The Dominican Way
Edited by Lucette Verboven, with an introduction by Timothy Radcliffe (Continum, €14.55 / £10.99)
From the prominence of his name on the cover, it might be thought by some potential readers that Fr Radcliffe had a larger hand in this book than he had.
It is in fact the work Lucette Verboven, a Belgian documentary film maker, and the author of a book on life as a pilgrim.
This present book very much resembles a TV documentary, for it is actually a series of interviews with some 16 Dominican priests and sisters around the world.
Timothy Radcliffe provides not only an introduction, and opening and closing interviews, as well as one in the middle, which is appropriate as one time Master of the Dominican Order. Many readers will already be familiar with him, either from his writings or his lectures and retreats.
So much might be familiar, but the real interest in this book is in the rest of the interviews, with Dominicans, so to speak, among the few workers attempting to bring in the harvest.
As Fr Radcliffe points out in his introduction, the Order of Preachers was found precisely to do that: to expound the good news of the Gospels. But these days, the Dominicans who undertake this work are of all kinds — artists, writers, scholars, experts on Islam.
Their metiers are an aspect of their vocation, their special skills are put to use in the task of their order.
But the real interest, as I say, I think lies with those who talk about their experiences in less familiar countries, such as Benin and Egypt.
One contributor is from Ireland, Breda Carrol, who lives in a community in Drogheda. Readers will recognise much of what she says about the past, and her comments on her life and experiences might actually form a way into the other pieces.
She alludes to Eucharistic Adoration as a sort of zen meditation of a kind she had heard about from Fr Oshida, a Japanese Dominican, who is also a contributor.
This alone shows how the order has attempted to encompass as valid many approaches to the divine which were perhaps frowned upon in the 1950s when Breda Carroll entered her monastery.
I found the interview with Godfrey Nzamujo of Benin quite insightful. He runs an institution called ‘Songhai’, after the ancient African empire, built up on a small piece of waste land donated by the government of the country. He has many interesting ideas about the future of Africa, seeing it as an exploited continent on the wrong path, one which undermines the dignity of the peoples of Africa.
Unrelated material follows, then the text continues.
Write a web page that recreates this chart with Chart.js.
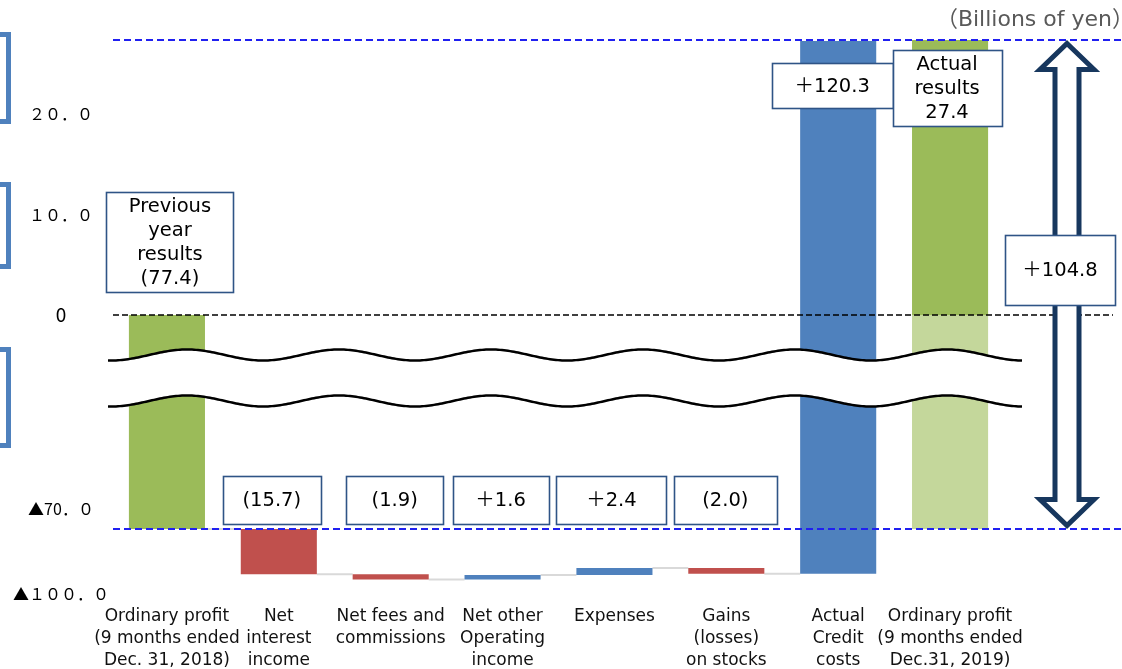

He speaks of those Africans who go to Europe (mainly France for francophone Benin, but also those that go to the United States and even Ireland, I suppose) and who never go back to Africa. Their own people gain nothing for helping them towards their education, the continent is deprived of their talents.
The other interviews in the book are of the same kind of interest. Every reader will find something of particular interest to them here, to enlighten them, to encourage them, and in the end to fill them with hope. A book I highly recommend.